[START Provided data]

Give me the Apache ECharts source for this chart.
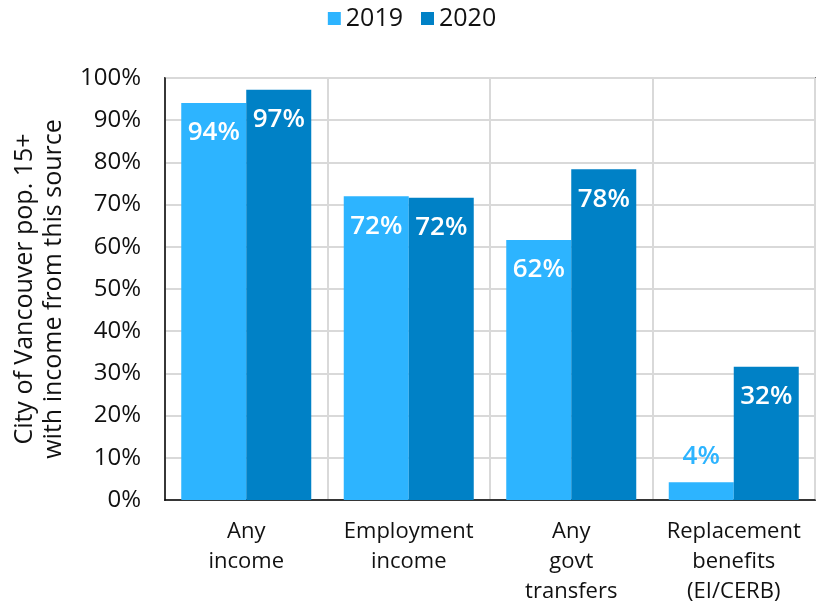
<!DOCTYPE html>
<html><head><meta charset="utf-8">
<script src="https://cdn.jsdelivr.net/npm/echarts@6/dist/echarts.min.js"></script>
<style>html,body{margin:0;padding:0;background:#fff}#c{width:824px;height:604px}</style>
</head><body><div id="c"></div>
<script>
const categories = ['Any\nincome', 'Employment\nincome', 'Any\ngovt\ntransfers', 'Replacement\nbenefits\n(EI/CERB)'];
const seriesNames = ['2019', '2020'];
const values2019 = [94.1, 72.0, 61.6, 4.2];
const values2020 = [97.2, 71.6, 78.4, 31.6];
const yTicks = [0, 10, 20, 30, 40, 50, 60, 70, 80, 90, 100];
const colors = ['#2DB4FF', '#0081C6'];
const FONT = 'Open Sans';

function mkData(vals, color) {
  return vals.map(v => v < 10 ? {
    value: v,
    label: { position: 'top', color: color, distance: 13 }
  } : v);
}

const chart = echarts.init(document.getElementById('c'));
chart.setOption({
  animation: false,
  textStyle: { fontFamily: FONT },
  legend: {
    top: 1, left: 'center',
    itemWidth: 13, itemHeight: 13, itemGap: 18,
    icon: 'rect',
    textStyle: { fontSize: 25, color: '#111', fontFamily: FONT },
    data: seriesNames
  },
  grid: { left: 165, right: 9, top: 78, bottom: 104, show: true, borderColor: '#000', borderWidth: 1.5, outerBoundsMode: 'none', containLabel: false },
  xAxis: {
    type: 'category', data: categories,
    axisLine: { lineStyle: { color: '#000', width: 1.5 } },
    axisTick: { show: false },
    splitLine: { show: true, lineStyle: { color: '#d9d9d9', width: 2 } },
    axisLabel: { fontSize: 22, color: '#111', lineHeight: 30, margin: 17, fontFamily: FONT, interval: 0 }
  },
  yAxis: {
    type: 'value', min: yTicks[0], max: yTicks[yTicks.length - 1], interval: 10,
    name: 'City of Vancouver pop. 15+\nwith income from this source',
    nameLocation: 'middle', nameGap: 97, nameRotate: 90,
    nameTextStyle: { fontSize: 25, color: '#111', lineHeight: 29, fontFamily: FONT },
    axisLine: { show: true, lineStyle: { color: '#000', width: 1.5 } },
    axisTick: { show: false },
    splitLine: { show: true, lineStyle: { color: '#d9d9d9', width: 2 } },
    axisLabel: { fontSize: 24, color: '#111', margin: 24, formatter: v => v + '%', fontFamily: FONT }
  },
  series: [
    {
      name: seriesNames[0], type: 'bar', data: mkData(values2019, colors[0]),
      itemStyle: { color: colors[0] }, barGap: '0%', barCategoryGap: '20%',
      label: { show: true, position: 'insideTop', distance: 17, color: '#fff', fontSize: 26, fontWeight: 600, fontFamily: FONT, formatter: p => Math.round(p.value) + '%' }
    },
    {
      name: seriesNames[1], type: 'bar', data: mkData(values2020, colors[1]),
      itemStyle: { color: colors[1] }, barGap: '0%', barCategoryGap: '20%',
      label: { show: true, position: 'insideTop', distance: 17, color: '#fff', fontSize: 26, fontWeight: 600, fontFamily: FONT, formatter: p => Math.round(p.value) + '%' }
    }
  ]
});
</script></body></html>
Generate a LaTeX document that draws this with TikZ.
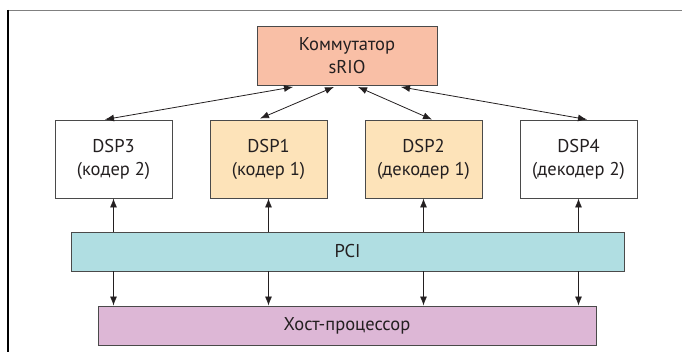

[END Provided data]

» Stated task:
Drop the images and quote the entries word for word.

» Answer to this exercise:
Give me the Apache ECharts source for this chart.
<!DOCTYPE html>
<html><head><meta charset="utf-8">
<script src="https://cdn.jsdelivr.net/npm/echarts@6/dist/echarts.min.js"></script>
<style>html,body{margin:0;padding:0;background:#fff}#c{width:824px;height:604px}</style>
</head><body><div id="c"></div>
<script>
const categories = ['Any\nincome', 'Employment\nincome', 'Any\ngovt\ntransfers', 'Replacement\nbenefits\n(EI/CERB)'];
const seriesNames = ['2019', '2020'];
const values2019 = [94.1, 72.0, 61.6, 4.2];
const values2020 = [97.2, 71.6, 78.4, 31.6];
const yTicks = [0, 10, 20, 30, 40, 50, 60, 70, 80, 90, 100];
const colors = ['#2DB4FF', '#0081C6'];
const FONT = 'Open Sans';

function mkData(vals, color) {
  return vals.map(v => v < 10 ? {
    value: v,
    label: { position: 'top', color: color, distance: 13 }
  } : v);
}

const chart = echarts.init(document.getElementById('c'));
chart.setOption({
  animation: false,
  textStyle: { fontFamily: FONT },
  legend: {
    top: 1, left: 'center',
    itemWidth: 13, itemHeight: 13, itemGap: 18,
    icon: 'rect',
    textStyle: { fontSize: 25, color: '#111', fontFamily: FONT },
    data: seriesNames
  },
  grid: { left: 165, right: 9, top: 78, bottom: 104, show: true, borderColor: '#000', borderWidth: 1.5, outerBoundsMode: 'none', containLabel: false },
  xAxis: {
    type: 'category', data: categories,
    axisLine: { lineStyle: { color: '#000', width: 1.5 } },
    axisTick: { show: false },
    splitLine: { show: true, lineStyle: { color: '#d9d9d9', width: 2 } },
    axisLabel: { fontSize: 22, color: '#111', lineHeight: 30, margin: 17, fontFamily: FONT, interval: 0 }
  },
  yAxis: {
    type: 'value', min: yTicks[0], max: yTicks[yTicks.length - 1], interval: 10,
    name: 'City of Vancouver pop. 15+\nwith income from this source',
    nameLocation: 'middle', nameGap: 97, nameRotate: 90,
    nameTextStyle: { fontSize: 25, color: '#111', lineHeight: 29, fontFamily: FONT },
    axisLine: { show: true, lineStyle: { color: '#000', width: 1.5 } },
    axisTick: { show: false },
    splitLine: { show: true, lineStyle: { color: '#d9d9d9', width: 2 } },
    axisLabel: { fontSize: 24, color: '#111', margin: 24, formatter: v => v + '%', fontFamily: FONT }
  },
  series: [
    {
      name: seriesNames[0], type: 'bar', data: mkData(values2019, colors[0]),
      itemStyle: { color: colors[0] }, barGap: '0%', barCategoryGap: '20%',
      label: { show: true, position: 'insideTop', distance: 17, color: '#fff', fontSize: 26, fontWeight: 600, fontFamily: FONT, formatter: p => Math.round(p.value) + '%' }
    },
    {
      name: seriesNames[1], type: 'bar', data: mkData(values2020, colors[1]),
      itemStyle: { color: colors[1] }, barGap: '0%', barCategoryGap: '20%',
      label: { show: true, position: 'insideTop', distance: 17, color: '#fff', fontSize: 26, fontWeight: 600, fontFamily: FONT, formatter: p => Math.round(p.value) + '%' }
    }
  ]
});
</script></body></html>
Generate a LaTeX document that draws this with TikZ.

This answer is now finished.